The aforementioned single, 'Tik Tok', is the second track on the album: you'll know pretty quickly whether or not you like her. Her natural obnoxious brattiness is likely to turn off as many listeners as it attracts, but it works incredibly well throughout this album. The last decade saw many female pop stars who were sufficiently lacking in overt personality that they allowed production to overtake them; this made it easier for fans of Proper Music to get into them.

Ten years ago, we had Aaliyah. Her 'Try Again' single set the stage for how the decade would develop: a pretty, competent, singer with a fantastic production (pretty much the last time Timbaland was great). Following her tragically premature demise, the likes of Rihanna and Rachel Stevens emerged, making pop music it was okay for dadrock magazines to get behind. While they certainly had their moments, the pattern of anonymity was in place, seemingly culminating in La Roux, a 1985 Boris Becker singing over rejected Sega Megadrive soundtracks.

In this context, it would be churlish to criticise a new singer who actually has personality. She's nasty, and shrill, and immature. And it's fantastic. Aside from 'Tik Tok's proclamations that 'I'ma fight til we see the sunlight', she's calling out 'backstabbing' women, and boys who 'act like sluts' when she's out of town. It's a level of confrontation that recalls Kelis on 'Caught Out There', or Britney's 'Do Somethin''.

Captain Ahab copyists 3OH!3, famed for their recent Katy Perry collaboration, also pop up on Animal. Their song, 'Blah Blah Blah' is musically competent, but is made by Ke$ha's aggressive reversal of gender stereotype: 'turn around boy, let me hit that'. While males get a rough time of it on the record (dissed for being too old on 'Dinosaur', objectified on the electroclash masterclass 'Boots and Boys'), it's certainly more logical than the whine of a 'Bills, Bills, Bills', and still refreshing after decades of pop patriarchal hegemony.

There is superficial softness in the Imogen Heap-baiting 'Stephen', until it turns out this ostensible love song is actually delivered from the POV of a crazed stalker (fading, ominously, into the backing vocal of 'Stephen... call me... waiting'). Ke$ha, like Andrew WK, her spiritual predecessor, parties so hard that even feelings of romantic regret are described in terms of feeling 'hungover'. All the while, her strangely charming voice (its shrillness belies a girlish vulnerability) is soaked in the Auto-Tune dunk tank and backed by a satisfyingly busy arrangement.

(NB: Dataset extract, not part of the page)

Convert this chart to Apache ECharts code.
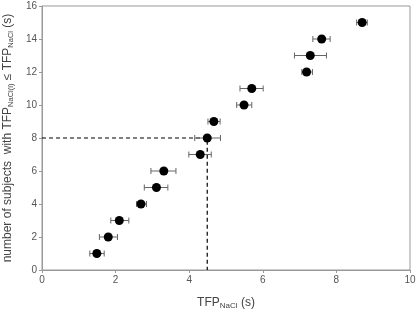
<!DOCTYPE html>
<html>
<head>
<meta charset="utf-8">
<script src="https://cdn.jsdelivr.net/npm/echarts@6/dist/echarts.min.js"></script>
<style>
  html, body { margin: 0; padding: 0; background: #fff; }
  #chart { width: 416px; height: 313px; }
</style>
</head>
<body>
<div id="chart"></div>
<script>
// number of subjects (rank) and their mean TFP with error bar bounds
var subjects = [1, 2, 3, 4, 5, 6, 7, 8, 9, 10, 11, 12, 13, 14, 15]
var tfp      = [1.49, 1.80, 2.10, 2.69, 3.11, 3.31, 4.30, 4.49, 4.67, 5.49, 5.70, 7.19, 7.29, 7.60, 8.70]
var errLow   = [1.30, 1.56, 1.87, 2.57, 2.78, 2.96, 3.99, 4.15, 4.51, 5.29, 5.38, 7.06, 6.86, 7.36, 8.55]
var errHigh  = [1.69, 2.05, 2.36, 2.84, 3.42, 3.64, 4.60, 4.85, 4.84, 5.70, 6.01, 7.35, 7.73, 7.83, 8.84]

// median guide lines
var medianX = 4.49
var medianY = 8

var xTicks = [0, 2, 4, 6, 8, 10]
var yTicks = [0, 2, 4, 6, 8, 10, 12, 14, 16]

var points = []
var bars = []
for (var i = 0; i < subjects.length; i++) {
    points.push([tfp[i], subjects[i]])
    bars.push([errLow[i], errHigh[i], subjects[i]])
}
var guide = [[0, medianY], [medianX, medianY], [medianX, 0]]

var myChart = echarts.init(document.getElementById('chart'))

var labelColor = '#555'
var axisColor = '#999'

var option = {
    animation: false,
    grid: { left: 42, right: 6, top: 6, bottom: 43, show: true, borderColor: axisColor, borderWidth: 1,
            containLabel: false, outerBoundsMode: 'none' },
    xAxis: {
        type: 'value', min: 0, max: 10, interval: 2,
        name: '{a|TFP}{s|NaCl}{a| (s)}',
        nameLocation: 'middle', nameGap: 26,
        nameTextStyle: {
            rich: {
                a: { fontFamily: 'Liberation Sans', fontSize: 12, color: '#444' },
                s: { fontFamily: 'Liberation Sans', fontSize: 8, color: '#444', verticalAlign: 'bottom', padding: [6, 0, 0, 0] }
            }
        },
        axisLine: { lineStyle: { color: axisColor } },
        axisTick: { show: true, length: 3, lineStyle: { color: axisColor } },
        axisLabel: { color: labelColor, fontSize: 10, fontFamily: 'Liberation Sans', margin: 5,
            formatter: function (v) { return xTicks.indexOf(v) >= 0 ? String(v) : '' } },
        splitLine: { show: false }
    },
    yAxis: {
        type: 'value', min: 0, max: 16, interval: 2,
        name: '{a|number of subjects  with TFP}{s|NaCl(i)}{a| ≤ TFP}{s|NaCl}{a| (s)}',
        nameLocation: 'middle', nameGap: 24,
        nameTextStyle: {
            rich: {
                a: { fontFamily: 'Liberation Sans', fontSize: 12, color: '#444' },
                s: { fontFamily: 'Liberation Sans', fontSize: 7.5, color: '#444', verticalAlign: 'bottom', padding: [6, 0, 0, 0] }
            }
        },
        axisLine: { lineStyle: { color: axisColor } },
        axisTick: { show: true, length: 3, lineStyle: { color: axisColor } },
        axisLabel: { color: labelColor, fontSize: 10, fontFamily: 'Liberation Sans', margin: 5,
            formatter: function (v) { return yTicks.indexOf(v) >= 0 ? String(v) : '' } },
        splitLine: { show: false }
    },
    series: [
        {
            type: 'line',
            data: guide,
            symbol: 'none',
            lineStyle: { color: '#000', width: 1.2, type: [4, 3] },
            z: 1
        },
        {
            type: 'custom',
            data: bars,
            renderItem: function (params, api) {
                var lo = api.coord([api.value(0), api.value(2)])
                var hi = api.coord([api.value(1), api.value(2)])
                var c = 3
                var st = { stroke: '#666', lineWidth: 1 }
                return {
                    type: 'group',
                    children: [
                        { type: 'line', shape: { x1: lo[0], y1: lo[1], x2: hi[0], y2: hi[1] }, style: st },
                        { type: 'line', shape: { x1: lo[0], y1: lo[1] - c, x2: lo[0], y2: lo[1] + c }, style: st },
                        { type: 'line', shape: { x1: hi[0], y1: hi[1] - c, x2: hi[0], y2: hi[1] + c }, style: st }
                    ]
                }
            },
            z: 2
        },
        {
            type: 'scatter',
            data: points,
            symbol: 'circle',
            symbolSize: 9,
            itemStyle: { color: '#000', opacity: 1 },
            z: 3
        }
    ]
}

myChart.setOption(option)
</script>
</body>
</html>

The character's facade slips a tad near the end, sadly. More traditional ballads, of love pangs and heartbreak ('Blind', 'Dancing With Tears in My Eyes'), rear their ugly head, somewhat undoing the great work done earlier. The weakest song, bafflingly, is the title track: essentially Snow Patrol sprayed pink. But for the most part, Animal is a trashy, catchy delight, with more hooks than a pirate convention. I've already listened to it more than I did Merriweather Post Pavilion in the whole of 2009, and the addiction shows no sign of slowing. While some corners of the pop world are conspiring to bland us all to death, Ke$ha joins Lady Gaga at the forefront of the fightback.


Witness the hilarious fallout from butt-hurt Worthy Music wastemen here!

I absolutely adore this album, and it is so much better than most albums I've heard in the last few years. She's been burning up my last.fm chart, and that's without counting most of my listens out and about. Along with the recent Shining and Propagandhi stuff, it's so nice to find albums that force me to listen enough to know them inside out. I wonder how many of those kneejerk anonymities have even heard the album.